** GOAL OF THE EXERCISE **
Copy the listing below in full and skip every picture.

** INFORMATION SUPPLIED **

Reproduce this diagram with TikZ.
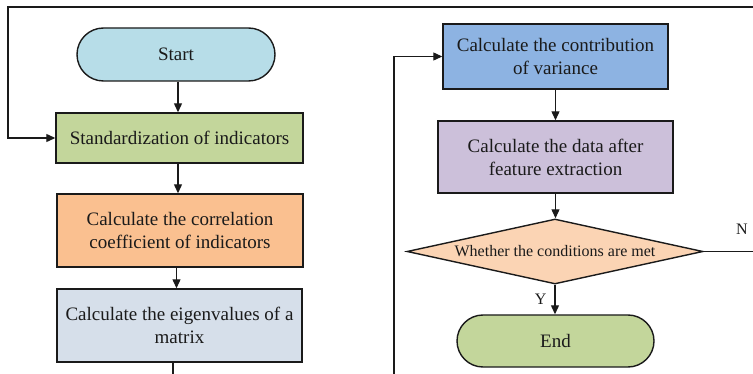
\documentclass[tikz,border=0pt]{standalone}
\usepackage{fontspec}
\setmainfont{Liberation Serif}
\usetikzlibrary{arrows.meta,shapes.geometric,shapes.misc}
\definecolor{cStart}{HTML}{B7DDE8}
\definecolor{cGreen}{HTML}{C3D69B}
\definecolor{cOrange}{HTML}{FAC090}
\definecolor{cSteel}{HTML}{D6DFEA}
\definecolor{cBlue}{HTML}{8DB3E2}
\definecolor{cPurple}{HTML}{CCC0DA}
\definecolor{cPeach}{HTML}{FBD4B4}
\definecolor{cLine}{HTML}{1A1A1A}
\tikzset{
  box/.style={draw=cLine, line width=1.4pt, align=center, inner sep=0pt, text=cLine,
    font=\fontsize{19}{23}\selectfont},
  term/.style={box, rounded rectangle},
  dec/.style={draw=cLine, line width=1.4pt, diamond, shape aspect=4.55, inner sep=0pt, text=cLine,
    font=\fontsize{16}{19}\selectfont},
  conn/.style={draw=cLine, line width=1.2pt},
  arr/.style={conn, -{Triangle[length=9pt,width=8pt]}},
  lbl/.style={text=cLine, font=\fontsize{16}{19}\selectfont, inner sep=0pt}
}
\begin{document}
\begin{tikzpicture}[x=1pt,y=-1pt]
\useasboundingbox (0,0) rectangle (753,374);
% left column
\node[term, fill=cStart, minimum width=198pt, minimum height=53pt] (start) at (176,54.5) {Start};
\node[box, fill=cGreen, minimum width=247pt, minimum height=50pt] (std) at (179.5,138) {Standardization of indicators};
\node[box, fill=cOrange, minimum width=246pt, minimum height=73pt] (corr) at (180,230.5) {Calculate the correlation\\coefficient of indicators};
\node[box, fill=cSteel, minimum width=245pt, minimum height=73pt] (eig) at (179.5,325.5) {Calculate the eigenvalues of a\\matrix};
% right column
\node[box, fill=cBlue, minimum width=225pt, minimum height=65pt] (contrib) at (555.5,56.5) {Calculate the contribution\\of variance};
\node[box, fill=cPurple, minimum width=235pt, minimum height=72pt] (data) at (555.5,157) {Calculate the data after\\feature extraction};
\node[dec, fill=cPeach, minimum width=296pt, minimum height=65pt] (cond) at (555,251.5) {Whether the conditions are met};
\node[term, fill=cGreen, minimum width=197pt, minimum height=52pt] (end) at (555.5,341) {End};
% free ends
\coordinate (topR) at (753,7);
\coordinate (topL) at (8,7);
\coordinate (eigOut) at (173,374);
\coordinate (loopIn) at (394,374);
\coordinate (nOut) at (753,251.5);
% connectors
\draw[arr] (topR) -- (topL) |- (std.west);
\draw[arr] ([xshift=2pt]start.south) -- ([xshift=2pt]start.south |- std.north);
\draw[arr] ([xshift=-1.5pt]std.south) -- ([xshift=-1.5pt]std.south |- corr.north);
\draw[arr] ([xshift=-3.5pt]corr.south) -- ([xshift=-3.5pt]corr.south |- eig.north);
\draw[conn] (eig.south -| eigOut) -- (eigOut);
\draw[arr] (loopIn) |- (contrib.west);
\draw[arr] (contrib.south) -- (contrib.south |- data.north);
\draw[arr] (data.south) -- (data.south |- cond.north);
\draw[arr] (cond.south) -- node[lbl, left=8pt, pos=0.5] (ylab) {Y} (cond.south |- end.north);
\draw[conn] (cond.east) -- (nOut);
\node[lbl] (nlab) at (742,229) {N};
\end{tikzpicture}
\end{document}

** CORRECT OUTPUT **
Reproduce this diagram with TikZ.
\documentclass[tikz,border=0pt]{standalone}
\usepackage{fontspec}
\setmainfont{Liberation Serif}
\usetikzlibrary{arrows.meta,shapes.geometric,shapes.misc}
\definecolor{cStart}{HTML}{B7DDE8}
\definecolor{cGreen}{HTML}{C3D69B}
\definecolor{cOrange}{HTML}{FAC090}
\definecolor{cSteel}{HTML}{D6DFEA}
\definecolor{cBlue}{HTML}{8DB3E2}
\definecolor{cPurple}{HTML}{CCC0DA}
\definecolor{cPeach}{HTML}{FBD4B4}
\definecolor{cLine}{HTML}{1A1A1A}
\tikzset{
  box/.style={draw=cLine, line width=1.4pt, align=center, inner sep=0pt, text=cLine,
    font=\fontsize{19}{23}\selectfont},
  term/.style={box, rounded rectangle},
  dec/.style={draw=cLine, line width=1.4pt, diamond, shape aspect=4.55, inner sep=0pt, text=cLine,
    font=\fontsize{16}{19}\selectfont},
  conn/.style={draw=cLine, line width=1.2pt},
  arr/.style={conn, -{Triangle[length=9pt,width=8pt]}},
  lbl/.style={text=cLine, font=\fontsize{16}{19}\selectfont, inner sep=0pt}
}
\begin{document}
\begin{tikzpicture}[x=1pt,y=-1pt]
\useasboundingbox (0,0) rectangle (753,374);
% left column
\node[term, fill=cStart, minimum width=198pt, minimum height=53pt] (start) at (176,54.5) {Start};
\node[box, fill=cGreen, minimum width=247pt, minimum height=50pt] (std) at (179.5,138) {Standardization of indicators};
\node[box, fill=cOrange, minimum width=246pt, minimum height=73pt] (corr) at (180,230.5) {Calculate the correlation\\coefficient of indicators};
\node[box, fill=cSteel, minimum width=245pt, minimum height=73pt] (eig) at (179.5,325.5) {Calculate the eigenvalues of a\\matrix};
% right column
\node[box, fill=cBlue, minimum width=225pt, minimum height=65pt] (contrib) at (555.5,56.5) {Calculate the contribution\\of variance};
\node[box, fill=cPurple, minimum width=235pt, minimum height=72pt] (data) at (555.5,157) {Calculate the data after\\feature extraction};
\node[dec, fill=cPeach, minimum width=296pt, minimum height=65pt] (cond) at (555,251.5) {Whether the conditions are met};
\node[term, fill=cGreen, minimum width=197pt, minimum height=52pt] (end) at (555.5,341) {End};
% free ends
\coordinate (topR) at (753,7);
\coordinate (topL) at (8,7);
\coordinate (eigOut) at (173,374);
\coordinate (loopIn) at (394,374);
\coordinate (nOut) at (753,251.5);
% connectors
\draw[arr] (topR) -- (topL) |- (std.west);
\draw[arr] ([xshift=2pt]start.south) -- ([xshift=2pt]start.south |- std.north);
\draw[arr] ([xshift=-1.5pt]std.south) -- ([xshift=-1.5pt]std.south |- corr.north);
\draw[arr] ([xshift=-3.5pt]corr.south) -- ([xshift=-3.5pt]corr.south |- eig.north);
\draw[conn] (eig.south -| eigOut) -- (eigOut);
\draw[arr] (loopIn) |- (contrib.west);
\draw[arr] (contrib.south) -- (contrib.south |- data.north);
\draw[arr] (data.south) -- (data.south |- cond.north);
\draw[arr] (cond.south) -- node[lbl, left=8pt, pos=0.5] (ylab) {Y} (cond.south |- end.north);
\draw[conn] (cond.east) -- (nOut);
\node[lbl] (nlab) at (742,229) {N};
\end{tikzpicture}
\end{document}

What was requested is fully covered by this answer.